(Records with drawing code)
* BEGIN *

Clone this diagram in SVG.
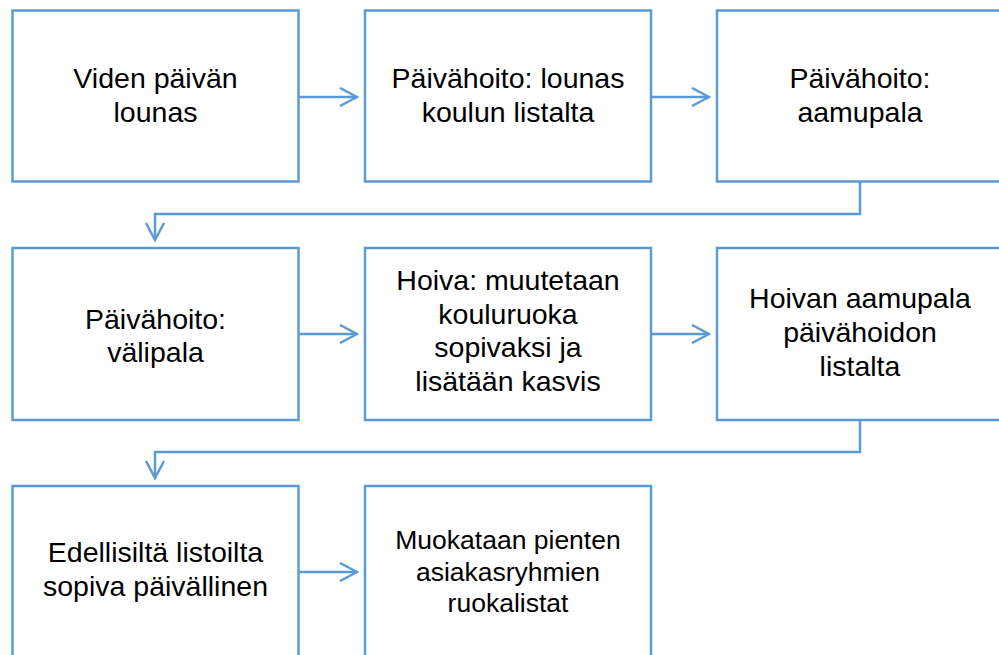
<svg xmlns="http://www.w3.org/2000/svg" width="999" height="655" viewBox="0 0 999 655">
<style>
.box{fill:#fff;stroke:#5b9bd5;stroke-width:2.5}
.t{font-family:"Liberation Sans",Arial,sans-serif;font-size:28.5px;fill:#000;text-anchor:middle}
.t.s{font-size:26.5px}
.c{fill:none;stroke:#5b9bd5;stroke-width:2.5}
</style>
<defs>
<marker id="ah" markerWidth="20" markerHeight="20" viewBox="0 0 20 20" refX="18" refY="10" orient="auto" markerUnits="userSpaceOnUse">
<path d="M1,1 L18,10 L1,19" fill="none" stroke="#5b9bd5" stroke-width="2.5"/>
</marker>
</defs>
<rect width="999" height="655" fill="#fff"/>
<g id="connectors">
<line class="c" x1="299" y1="97" x2="357" y2="97" marker-end="url(#ah)"/>
<line class="c" x1="651" y1="97" x2="709" y2="97" marker-end="url(#ah)"/>
<polyline class="c" points="860,182 860,214 155,214 155,240" marker-end="url(#ah)"/>
<line class="c" x1="299" y1="334" x2="357" y2="334" marker-end="url(#ah)"/>
<line class="c" x1="651" y1="334" x2="709" y2="334" marker-end="url(#ah)"/>
<polyline class="c" points="860,420 860,452 155,452 155,478" marker-end="url(#ah)"/>
<line class="c" x1="299" y1="572" x2="357" y2="572" marker-end="url(#ah)"/>
</g>
<g id="n1"><rect class="box" x="12.5" y="10.5" width="286" height="171"/>
<text class="t" x="155.5" y="88">Viden päivän</text><text class="t" x="155.5" y="122">lounas</text></g>
<g id="n2"><rect class="box" x="365" y="10.5" width="286" height="171"/>
<text class="t" x="508" y="88">Päivähoito: lounas</text><text class="t" x="508" y="122">koulun listalta</text></g>
<g id="n3"><rect class="box" x="717" y="10.5" width="286" height="171"/>
<text class="t" x="860" y="88">Päivähoito:</text><text class="t" x="860" y="122">aamupala</text></g>
<g id="n4"><rect class="box" x="12.5" y="248" width="286" height="172"/>
<text class="t" x="155.5" y="329">Päivähoito:</text><text class="t" x="155.5" y="362">välipala</text></g>
<g id="n5"><rect class="box" x="365" y="248" width="286" height="172"/>
<text class="t" x="508" y="290">Hoiva: muutetaan</text><text class="t" x="508" y="324">kouluruoka</text><text class="t" x="508" y="357">sopivaksi ja</text><text class="t" x="508" y="391">lisätään kasvis</text></g>
<g id="n6"><rect class="box" x="717" y="248" width="286" height="172"/>
<text class="t" x="860" y="308">Hoivan aamupala</text><text class="t" x="860" y="342">päivähoidon</text><text class="t" x="860" y="376">listalta</text></g>
<g id="n7"><rect class="box" x="12.5" y="486" width="286" height="175"/>
<text class="t" x="155.5" y="562">Edellisiltä listoilta</text><text class="t" x="155.5" y="596">sopiva päivällinen</text></g>
<g id="n8"><rect class="box" x="365" y="486" width="286" height="175"/>
<text class="t s" x="508" y="549">Muokataan pienten</text><text class="t s" x="508" y="581">asiakasryhmien</text><text class="t s" x="508" y="612">ruokalistat</text></g>
</svg>
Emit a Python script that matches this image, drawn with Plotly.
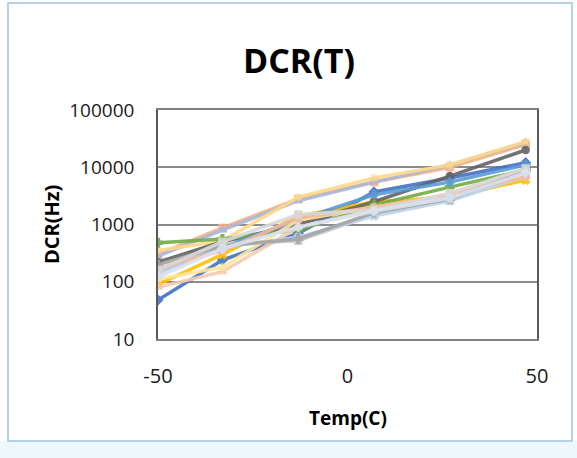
import plotly.graph_objects as go

temps = [-50, -33, -13, 7, 27, 47]

series_names = [f"S{i+1}" for i in range(16)]
series_values = [
    [48, 240, 700, 3700, 6500, 12000],
    [300, 870, 2800, 5500, 10000, 25000],
    [280, 800, 2600, 5500, 11000, 27000],
    [90, 300, 1400, 2500, 3000, 6000],
    [350, 520, 3000, 6500, 11000, 28000],
    [220, 500, 1000, 2500, 7000, 20000],
    [480, 560, 800, 2200, 4500, 9000],
    [150, 400, 1200, 3300, 5500, 11000],
    [150, 450, 520, 1500, 2600, 8000],
    [80, 150, 900, 1800, 3500, 9000],
    [130, 400, 600, 1400, 2600, 7000],
    [110, 180, 1200, 2000, 3200, 7500],
    [170, 350, 1300, 2000, 3300, 7000],
    [200, 420, 560, 1600, 2800, 8500],
    [160, 500, 1500, 1800, 3500, 9500],
    [120, 380, 900, 1700, 2900, 8000],
]
series_colors = [
    "#4472C4", "#F4B183", "#A9B8E0", "#FFC000", "#FFD98A", "#636363",
    "#70AD47", "#5B9BD5", "#C9C9C9", "#F8CBAD", "#BDD7EE", "#FFE699",
    "#F4B9A0", "#A5A5A5", "#D9D9D9", "#DAE3F3",
]
series_markers = [
    "diamond", "square", "triangle-up", "x", "asterisk", "circle",
    "cross", "diamond", "square", "triangle-up", "x", "asterisk",
    "circle", "cross", "square", "diamond",
]

y_tickvals = [10, 100, 1000, 10000, 100000]
y_ticktext = ["10", "100", "1000", "10000", "100000"]
x_tickvals = [-50, 0, 50]
x_ticktext = ["-50", "0", "50"]

fig = go.Figure()
for name, vals, col, mk in zip(series_names, series_values, series_colors, series_markers):
    fig.add_trace(go.Scatter(
        x=temps, y=vals, name=name, mode="lines+markers",
        line=dict(color=col, width=3.5),
        opacity=0.9,
        marker=dict(symbol=mk, size=7, color=col, line=dict(color=col, width=1.5)),
    ))

W, H = 577, 458
L, R, T, B = 158, 40, 110, 119
pw, ph = W - L - R, H - T - B

def px_x(p):
    return (p - L) / pw

def px_y(p):
    return (H - B - p) / ph

font_family = "Open Sans, Noto Sans, sans-serif"

fig.update_layout(
    width=W, height=H,
    margin=dict(l=L, r=R, t=T, b=B, pad=0),
    paper_bgcolor="white", plot_bgcolor="white",
    showlegend=False,
    font=dict(family=font_family, color="#1a1a1a", size=20),
    xaxis=dict(
        range=[-50, 50], tickvals=x_tickvals, ticktext=x_ticktext,
        showgrid=False, zeroline=False, showline=True, mirror=True,
        linecolor="#808080", linewidth=1.5, ticks="",
        ticklabelstandoff=18, tickfont=dict(size=20, color="#1a1a1a"),
    ),
    yaxis=dict(
        type="log", range=[1, 5], tickvals=y_tickvals, ticktext=y_ticktext,
        showgrid=True, gridcolor="#8c8c8c", gridwidth=1.5,
        zeroline=False, showline=True, mirror=True,
        linecolor="#595959", linewidth=1.5, ticks="",
        ticklabelstandoff=18, tickfont=dict(size=19, color="#1a1a1a"),
    ),
    annotations=[
        dict(text="<b>DCR(T)</b>", xref="paper", yref="paper",
             x=px_x(299), y=px_y(60), showarrow=False,
             xanchor="center", yanchor="middle",
             font=dict(size=34, color="#000000", family=font_family)),
        dict(text="<b>Temp(C)</b>", xref="paper", yref="paper",
             x=px_x(348), y=px_y(418), showarrow=False,
             xanchor="center", yanchor="middle",
             font=dict(size=19, color="#000000", family=font_family)),
        dict(text="<b>DCR(Hz)</b>", xref="paper", yref="paper",
             x=px_x(51), y=px_y(225), showarrow=False, textangle=-90,
             xanchor="center", yanchor="middle",
             font=dict(size=20, color="#000000", family=font_family)),
    ],
    shapes=[
        dict(type="rect", xref="paper", yref="paper", layer="below",
             x0=px_x(0), x1=px_x(577), y0=px_y(458), y1=px_y(441),
             line=dict(width=0), fillcolor="#EEF8FC"),
        dict(type="rect", xref="paper", yref="paper", layer="below",
             x0=px_x(8), x1=px_x(572), y0=px_y(441), y1=px_y(3),
             line=dict(color="#9DC3E6", width=1.5), fillcolor="rgba(0,0,0,0)"),
    ],
)

fig.write_html("out.html",
               config={"displayModeBar": False},
               post_script="document.body.style.margin='0';document.body.style.overflow='hidden';")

* END *

- [WORK INSTRUCTIONS]: Reproduce the full listing above verbatim, with no pictures included.

- [FULL OUTPUT]:
Clone this diagram in SVG.
<svg xmlns="http://www.w3.org/2000/svg" width="999" height="655" viewBox="0 0 999 655">
<style>
.box{fill:#fff;stroke:#5b9bd5;stroke-width:2.5}
.t{font-family:"Liberation Sans",Arial,sans-serif;font-size:28.5px;fill:#000;text-anchor:middle}
.t.s{font-size:26.5px}
.c{fill:none;stroke:#5b9bd5;stroke-width:2.5}
</style>
<defs>
<marker id="ah" markerWidth="20" markerHeight="20" viewBox="0 0 20 20" refX="18" refY="10" orient="auto" markerUnits="userSpaceOnUse">
<path d="M1,1 L18,10 L1,19" fill="none" stroke="#5b9bd5" stroke-width="2.5"/>
</marker>
</defs>
<rect width="999" height="655" fill="#fff"/>
<g id="connectors">
<line class="c" x1="299" y1="97" x2="357" y2="97" marker-end="url(#ah)"/>
<line class="c" x1="651" y1="97" x2="709" y2="97" marker-end="url(#ah)"/>
<polyline class="c" points="860,182 860,214 155,214 155,240" marker-end="url(#ah)"/>
<line class="c" x1="299" y1="334" x2="357" y2="334" marker-end="url(#ah)"/>
<line class="c" x1="651" y1="334" x2="709" y2="334" marker-end="url(#ah)"/>
<polyline class="c" points="860,420 860,452 155,452 155,478" marker-end="url(#ah)"/>
<line class="c" x1="299" y1="572" x2="357" y2="572" marker-end="url(#ah)"/>
</g>
<g id="n1"><rect class="box" x="12.5" y="10.5" width="286" height="171"/>
<text class="t" x="155.5" y="88">Viden päivän</text><text class="t" x="155.5" y="122">lounas</text></g>
<g id="n2"><rect class="box" x="365" y="10.5" width="286" height="171"/>
<text class="t" x="508" y="88">Päivähoito: lounas</text><text class="t" x="508" y="122">koulun listalta</text></g>
<g id="n3"><rect class="box" x="717" y="10.5" width="286" height="171"/>
<text class="t" x="860" y="88">Päivähoito:</text><text class="t" x="860" y="122">aamupala</text></g>
<g id="n4"><rect class="box" x="12.5" y="248" width="286" height="172"/>
<text class="t" x="155.5" y="329">Päivähoito:</text><text class="t" x="155.5" y="362">välipala</text></g>
<g id="n5"><rect class="box" x="365" y="248" width="286" height="172"/>
<text class="t" x="508" y="290">Hoiva: muutetaan</text><text class="t" x="508" y="324">kouluruoka</text><text class="t" x="508" y="357">sopivaksi ja</text><text class="t" x="508" y="391">lisätään kasvis</text></g>
<g id="n6"><rect class="box" x="717" y="248" width="286" height="172"/>
<text class="t" x="860" y="308">Hoivan aamupala</text><text class="t" x="860" y="342">päivähoidon</text><text class="t" x="860" y="376">listalta</text></g>
<g id="n7"><rect class="box" x="12.5" y="486" width="286" height="175"/>
<text class="t" x="155.5" y="562">Edellisiltä listoilta</text><text class="t" x="155.5" y="596">sopiva päivällinen</text></g>
<g id="n8"><rect class="box" x="365" y="486" width="286" height="175"/>
<text class="t s" x="508" y="549">Muokataan pienten</text><text class="t s" x="508" y="581">asiakasryhmien</text><text class="t s" x="508" y="612">ruokalistat</text></g>
</svg>
Emit a Python script that matches this image, drawn with Plotly.
import plotly.graph_objects as go

temps = [-50, -33, -13, 7, 27, 47]

series_names = [f"S{i+1}" for i in range(16)]
series_values = [
    [48, 240, 700, 3700, 6500, 12000],
    [300, 870, 2800, 5500, 10000, 25000],
    [280, 800, 2600, 5500, 11000, 27000],
    [90, 300, 1400, 2500, 3000, 6000],
    [350, 520, 3000, 6500, 11000, 28000],
    [220, 500, 1000, 2500, 7000, 20000],
    [480, 560, 800, 2200, 4500, 9000],
    [150, 400, 1200, 3300, 5500, 11000],
    [150, 450, 520, 1500, 2600, 8000],
    [80, 150, 900, 1800, 3500, 9000],
    [130, 400, 600, 1400, 2600, 7000],
    [110, 180, 1200, 2000, 3200, 7500],
    [170, 350, 1300, 2000, 3300, 7000],
    [200, 420, 560, 1600, 2800, 8500],
    [160, 500, 1500, 1800, 3500, 9500],
    [120, 380, 900, 1700, 2900, 8000],
]
series_colors = [
    "#4472C4", "#F4B183", "#A9B8E0", "#FFC000", "#FFD98A", "#636363",
    "#70AD47", "#5B9BD5", "#C9C9C9", "#F8CBAD", "#BDD7EE", "#FFE699",
    "#F4B9A0", "#A5A5A5", "#D9D9D9", "#DAE3F3",
]
series_markers = [
    "diamond", "square", "triangle-up", "x", "asterisk", "circle",
    "cross", "diamond", "square", "triangle-up", "x", "asterisk",
    "circle", "cross", "square", "diamond",
]

y_tickvals = [10, 100, 1000, 10000, 100000]
y_ticktext = ["10", "100", "1000", "10000", "100000"]
x_tickvals = [-50, 0, 50]
x_ticktext = ["-50", "0", "50"]

fig = go.Figure()
for name, vals, col, mk in zip(series_names, series_values, series_colors, series_markers):
    fig.add_trace(go.Scatter(
        x=temps, y=vals, name=name, mode="lines+markers",
        line=dict(color=col, width=3.5),
        opacity=0.9,
        marker=dict(symbol=mk, size=7, color=col, line=dict(color=col, width=1.5)),
    ))

W, H = 577, 458
L, R, T, B = 158, 40, 110, 119
pw, ph = W - L - R, H - T - B

def px_x(p):
    return (p - L) / pw

def px_y(p):
    return (H - B - p) / ph

font_family = "Open Sans, Noto Sans, sans-serif"

fig.update_layout(
    width=W, height=H,
    margin=dict(l=L, r=R, t=T, b=B, pad=0),
    paper_bgcolor="white", plot_bgcolor="white",
    showlegend=False,
    font=dict(family=font_family, color="#1a1a1a", size=20),
    xaxis=dict(
        range=[-50, 50], tickvals=x_tickvals, ticktext=x_ticktext,
        showgrid=False, zeroline=False, showline=True, mirror=True,
        linecolor="#808080", linewidth=1.5, ticks="",
        ticklabelstandoff=18, tickfont=dict(size=20, color="#1a1a1a"),
    ),
    yaxis=dict(
        type="log", range=[1, 5], tickvals=y_tickvals, ticktext=y_ticktext,
        showgrid=True, gridcolor="#8c8c8c", gridwidth=1.5,
        zeroline=False, showline=True, mirror=True,
        linecolor="#595959", linewidth=1.5, ticks="",
        ticklabelstandoff=18, tickfont=dict(size=19, color="#1a1a1a"),
    ),
    annotations=[
        dict(text="<b>DCR(T)</b>", xref="paper", yref="paper",
             x=px_x(299), y=px_y(60), showarrow=False,
             xanchor="center", yanchor="middle",
             font=dict(size=34, color="#000000", family=font_family)),
        dict(text="<b>Temp(C)</b>", xref="paper", yref="paper",
             x=px_x(348), y=px_y(418), showarrow=False,
             xanchor="center", yanchor="middle",
             font=dict(size=19, color="#000000", family=font_family)),
        dict(text="<b>DCR(Hz)</b>", xref="paper", yref="paper",
             x=px_x(51), y=px_y(225), showarrow=False, textangle=-90,
             xanchor="center", yanchor="middle",
             font=dict(size=20, color="#000000", family=font_family)),
    ],
    shapes=[
        dict(type="rect", xref="paper", yref="paper", layer="below",
             x0=px_x(0), x1=px_x(577), y0=px_y(458), y1=px_y(441),
             line=dict(width=0), fillcolor="#EEF8FC"),
        dict(type="rect", xref="paper", yref="paper", layer="below",
             x0=px_x(8), x1=px_x(572), y0=px_y(441), y1=px_y(3),
             line=dict(color="#9DC3E6", width=1.5), fillcolor="rgba(0,0,0,0)"),
    ],
)

fig.write_html("out.html",
               config={"displayModeBar": False},
               post_script="document.body.style.margin='0';document.body.style.overflow='hidden';")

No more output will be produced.